А тем временем Арманда ждала его в Папеэте. Никто из местных жителей ни разу ее не навестил. Она сама, по французскому обычаю, явилась с визитом к губернатору и к портовому врачу. Они приняли ее, но их жен, конечно, не оказалось дома, и визита они ей не отдали. Ведь она была отверженная, она стояла вне общества, хотя и не подозревала об этом, – и вот столь деликатным образом ей дали это понять. Был тут еще некий молодой лейтенант с французского крейсера. Она покорила его сердце, но головы
И после этого приехал старик Парлей со своим жемчугом. Говорят, у него была жемчужина, которая стоила шестьсот тысяч франков. Ее видел Питер Джи, он говорил мне, что сам давал за нее эти деньги. Старик совсем было сошел с ума. Два дня его держали в Колониальном клубе в смирительной рубашке…
– Дядя его жены, старик туземец, разрезал рубашку и освободил его, – прибавил второй помощник.
– И тогда Парлей начал буйствовать, – продолжал Гриф. – Всадил три пули в подлеца лейтенанта…
– Так что тот три месяца провалялся в судовом лазарете, – вставил капитан Уорфилд.
– Запустил бокалом вина в физиономию губернатору; дрался на дуэли с портовым врачом; избил слуг туземцев; устроил разгром в лазарете, сломал санитару два ребра и ключицу и удрал. Кинулся прямиком на свою шхуну, держа в каждой руке по револьверу и крича, что пусть, мол, начальник полиции со всеми своими жандармами попробует его арестовать, – и ушел на Хикихохо. Говорят, с тех пор он ни разу не покидал острова.
Второй помощник кивнул.
– Это было пятнадцать лет назад, и он с тех пор ни разу с места не двинулся.

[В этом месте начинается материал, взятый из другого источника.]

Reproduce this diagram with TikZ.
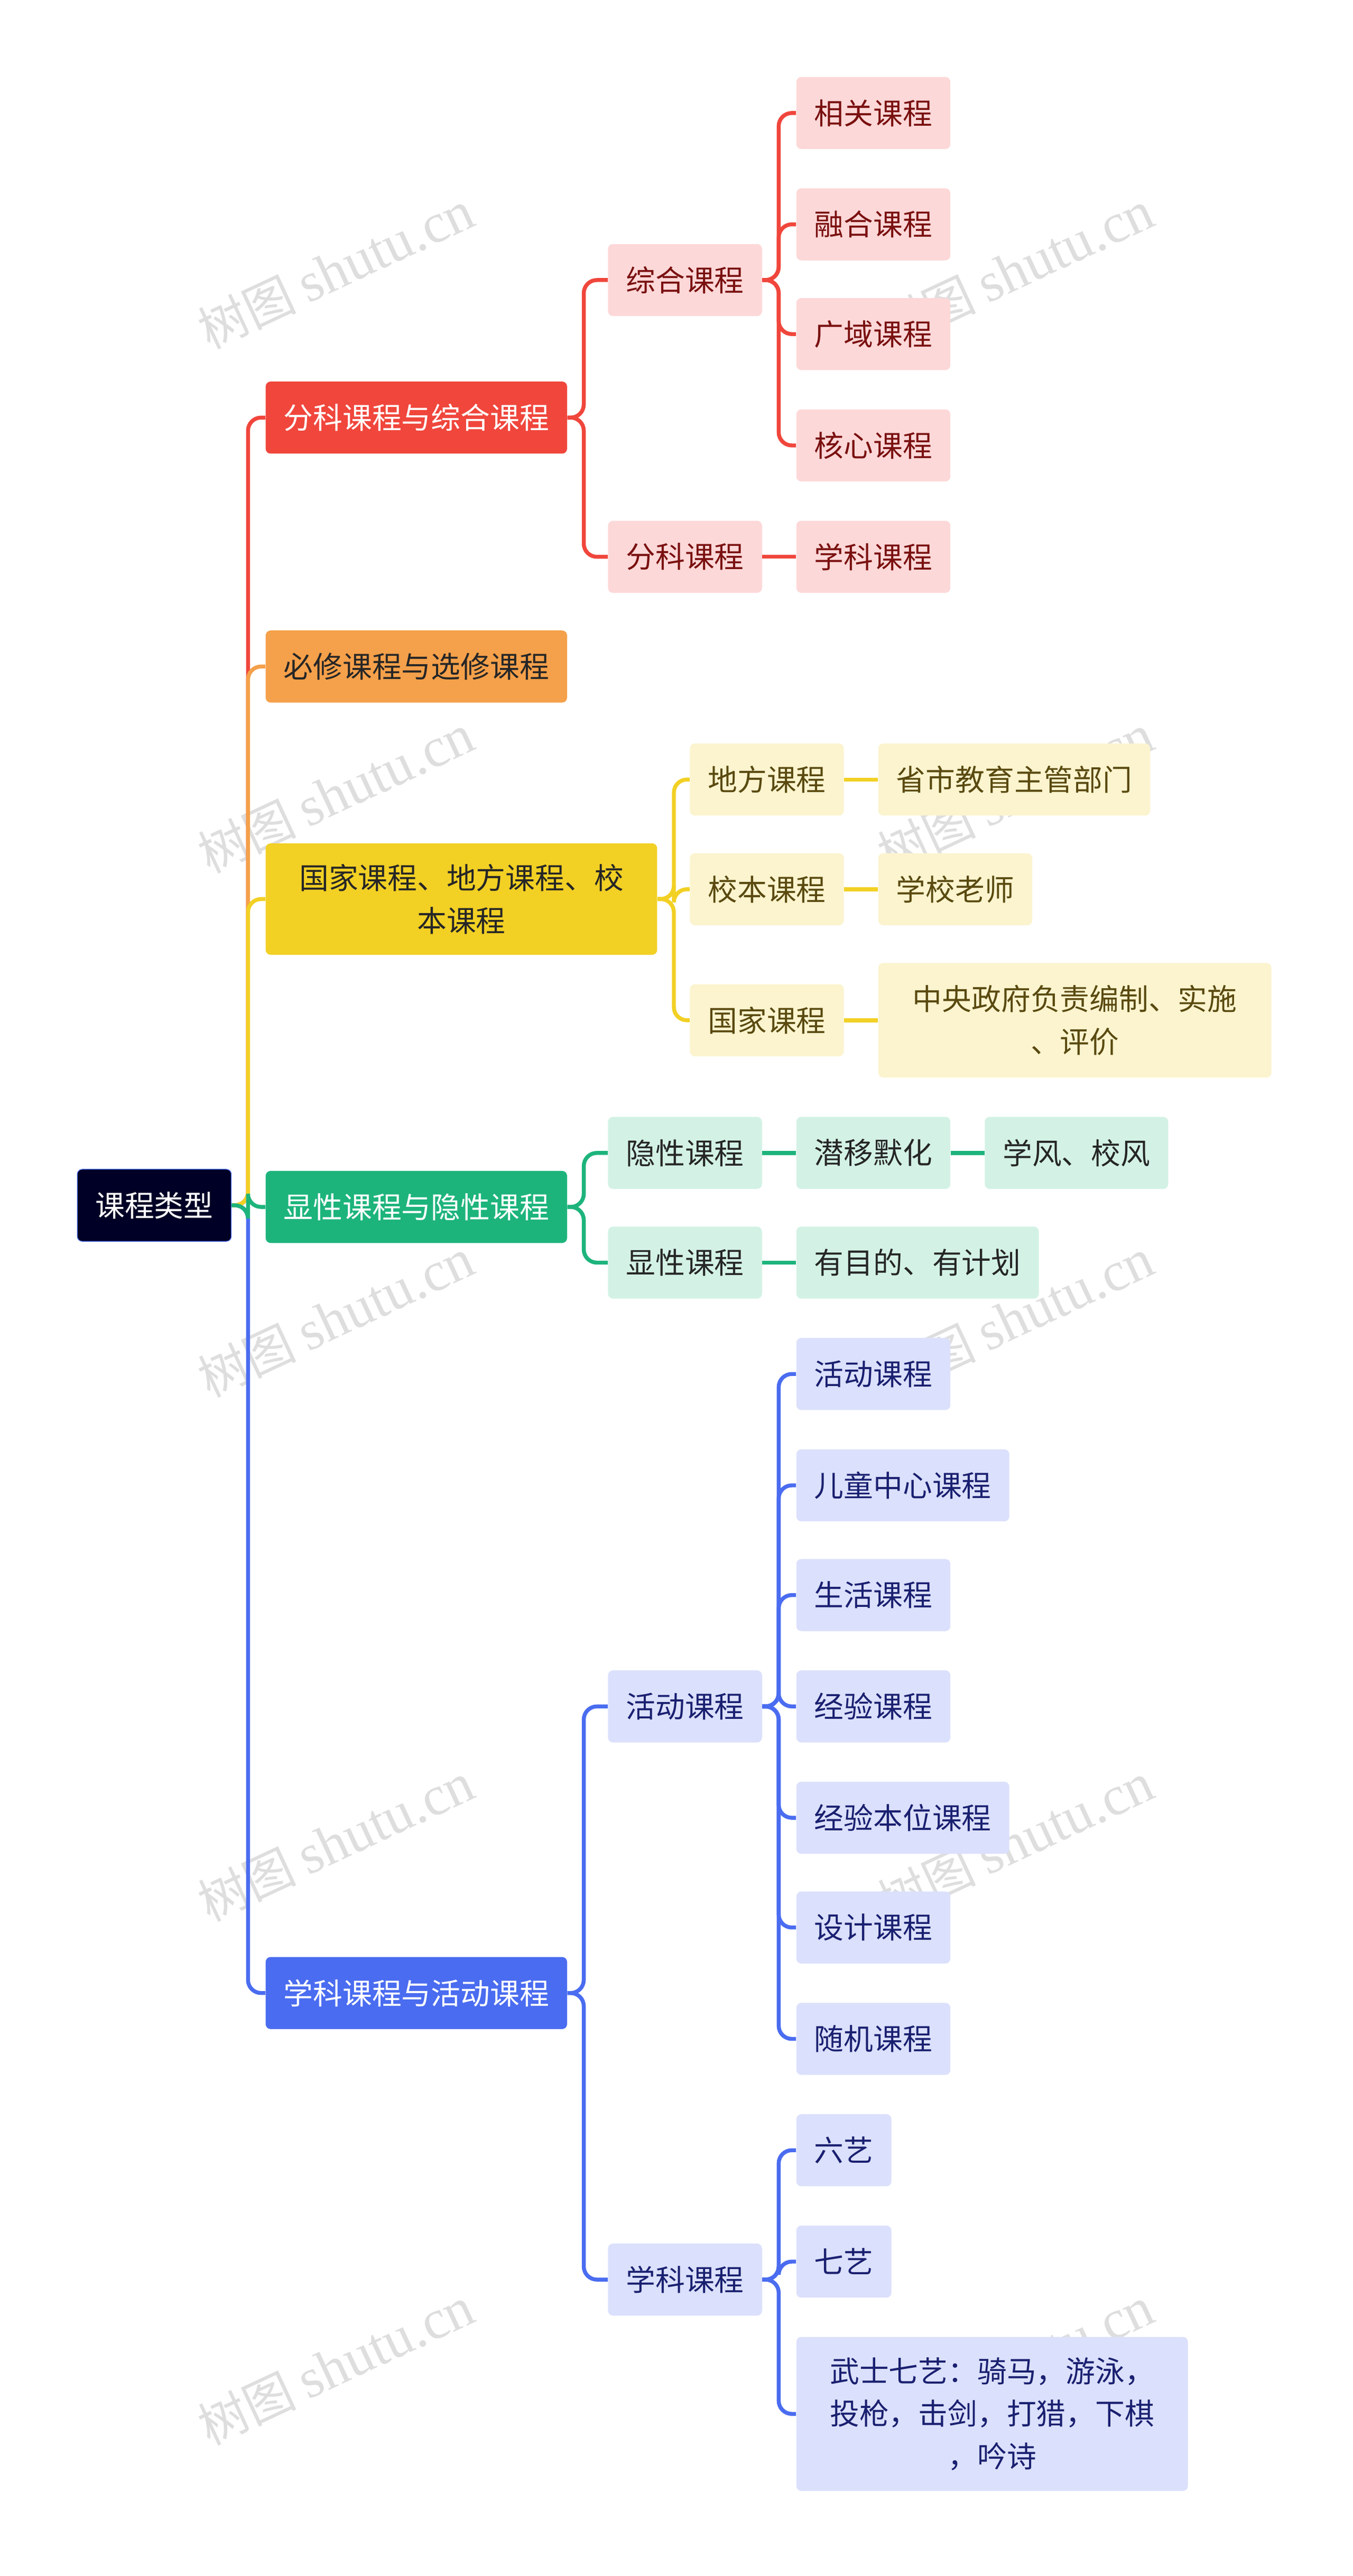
\documentclass[tikz,border=0pt]{standalone}
\usepackage{fontspec}
\setmainfont{Noto Sans CJK SC}
\newfontfamily\wmfont{Liberation Serif}
\newfontfamily\wmcjk{Noto Sans CJK SC}
\begin{document}
\begin{tikzpicture}[x=1pt,y=-1pt,
 box/.style={anchor=west,rounded corners=3,minimum height=44,inner xsep=11,inner ysep=4,font=\fontsize{18}{26}\selectfont,align=center},
 R1/.style={box,fill=cr,text=white},
 R2/.style={box,fill=cr2,text=cr3},
 O1/.style={box,fill=co,text=black!85},
 Y1/.style={box,fill=cy,text=black!85},
 Y2/.style={box,fill=cy2,text=cy3},
 G1/.style={box,fill=cg,text=white},
 G2/.style={box,fill=cg2,text=black!85},
 B1/.style={box,fill=cb,text=white},
 B2/.style={box,fill=cb2,text=cb3},
 ln/.style={line width=2.4,rounded corners=8},
 wm/.style={text=black!13,rotate=25}]
\definecolor{cr}{HTML}{F0463C}\definecolor{cr2}{HTML}{FDD8D8}\definecolor{cr3}{HTML}{7A1010}
\definecolor{co}{HTML}{F5A04A}
\definecolor{cy}{HTML}{F2D024}\definecolor{cy2}{HTML}{FBF4CF}\definecolor{cy3}{HTML}{5A4A10}
\definecolor{cg}{HTML}{1DB47C}\definecolor{cg2}{HTML}{D3F2E5}
\definecolor{cb}{HTML}{4A6CF0}\definecolor{cb2}{HTML}{DBE0FC}\definecolor{cb3}{HTML}{1A2070}
\useasboundingbox (0,0) rectangle (826,1573);
\foreach \x in {205,620}{\foreach \y in {165,485,805,1125,1445}{\node[wm] at (\x,\y) {\wmcjk\fontsize{30}{30}\selectfont 树图 \wmfont\fontsize{34}{34}\selectfont shutu.cn};}}
\node[box,fill=black!85!blue,draw=cb,text=white,minimum width=94,inner xsep=4] (root) at (47,736) {课程类型};
\node[R1] (a) at (162,255) {分科课程与综合课程};
\node[O1] (b) at (162,407) {必修课程与选修课程};
\node[Y1,minimum height=68,text width=217] (c) at (162,549) {国家课程、地方课程、校\\本课程};
\node[G1] (d) at (162,737) {显性课程与隐性课程};
\node[B1] (e) at (162,1217) {学科课程与活动课程};
\node[R2] (a1) at (371,171) {综合课程};
\node[R2] (a2) at (371,340) {分科课程};
\node[R2] (a11) at (486,69) {相关课程};
\node[R2] (a12) at (486,137) {融合课程};
\node[R2] (a13) at (486,204) {广域课程};
\node[R2] (a14) at (486,272) {核心课程};
\node[R2] (a21) at (486,340) {学科课程};
\node[Y2] (c1) at (421,476) {地方课程};
\node[Y2] (c2) at (421,543) {校本课程};
\node[Y2] (c3) at (421,623) {国家课程};
\node[Y2] (c11) at (536,476) {省市教育主管部门};
\node[Y2] (c21) at (536,543) {学校老师};
\node[Y2,minimum height=70,text width=218] (c31) at (536,623) {中央政府负责编制、实施\\、评价};
\node[G2] (d1) at (371,704) {隐性课程};
\node[G2] (d2) at (371,771) {显性课程};
\node[G2] (d11) at (486,704) {潜移默化};
\node[G2] (d111) at (601,704) {学风、校风};
\node[G2] (d21) at (486,771) {有目的、有计划};
\node[B2] (e1) at (371,1042) {活动课程};
\node[B2] (e2) at (371,1392) {学科课程};
\node[B2] (e11) at (486,839) {活动课程};
\node[B2] (e12) at (486,907) {儿童中心课程};
\node[B2] (e13) at (486,974) {生活课程};
\node[B2] (e14) at (486,1042) {经验课程};
\node[B2] (e15) at (486,1110) {经验本位课程};
\node[B2] (e16) at (486,1177) {设计课程};
\node[B2] (e17) at (486,1245) {随机课程};
\node[B2] (e21) at (486,1313) {六艺};
\node[B2] (e22) at (486,1381) {七艺};
\node[B2,minimum height=94,text width=217] (e23) at (486,1474) {武士七艺：骑马，游泳，\\投枪，击剑，打猎，下棋\\，吟诗};
\newcommand\ed[3]{\draw[ln,#1] (#2.east) -- ++(10,0) |- (#3.west);}
\ed{cb}{root}{e}\ed{cr}{root}{a}\ed{co}{root}{b}\ed{cy}{root}{c}\ed{cg}{root}{d}
\foreach \n in {a1,a2}{\ed{cr}{a}{\n}}
\foreach \n in {a11,a12,a13,a14}{\ed{cr}{a1}{\n}}
\draw[ln,cr] (a2)--(a21);
\foreach \n in {c1,c2,c3}{\ed{cy}{c}{\n}}
\draw[ln,cy] (c1)--(c11); \draw[ln,cy] (c2)--(c21); \draw[ln,cy] (c3)--(c31);
\foreach \n in {d1,d2}{\ed{cg}{d}{\n}}
\draw[ln,cg] (d1)--(d11); \draw[ln,cg] (d11)--(d111); \draw[ln,cg] (d2)--(d21);
\foreach \n in {e1,e2}{\ed{cb}{e}{\n}}
\foreach \n in {e11,e12,e13,e14,e15,e16,e17}{\ed{cb}{e1}{\n}}
\foreach \n in {e21,e22,e23}{\ed{cb}{e2}{\n}}
\end{tikzpicture}
\end{document}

– И собрал еще немало жемчуга, – сказал капитан. – Сумасшедший, просто сумасшедший. Меня от одной мысли о нем дрожь пробирает. Настоящий колдун.
– Кто-кто? – не понял Малхолл.
– Хозяин погоды. По крайней мере все туземцы в этом уверены. Вот спросите Таи-Хотаури. Эй, Таи-Хотаури! Как по-твоему, что старик Парлей делает с погодой?
– То, что делает дьявол, – был ответ. – Я знаю. Захочет бурю. Захочет – совсем ветра не будет.
– Да, настоящий старый колдун, – сказал Малхолл.
– Этот жемчуг приносит несчастье, – вдруг объявил Таи-Хотаури, зловеще качая головой. – Парлей говорит – продаю. Приходит много шхун. Тогда Парлей сделает большой ураган, и всем будет конец. Увидите. Все здесь так говорят.
– Теперь самая пора ураганов, – невесело усмехнулся капитан Уорфилд. – Туземцы не так уж далеки от истины. Вот и сейчас что-то надвигается. Я бы предпочел, чтоб «Малахини» была за тысячу миль отсюда.
– Конечно, Парлей немного помешан, – докончил Гриф. – Я старался его понять. У него в голове все перепуталось. Восемнадцать лет вся жизнь для него была в одной Арманде. И теперь ему часто кажется, что она жива, но до сих пор не вернулась из Франции. Между прочим, ему еще и поэтому не хотелось расставаться со своим жемчугом. И он ненавидит белых. Он никогда не забывает, что они убили его дочь, хотя почти всегда забывает, что ее уже нет в живых… Вот те и на! Где же ваш ветер?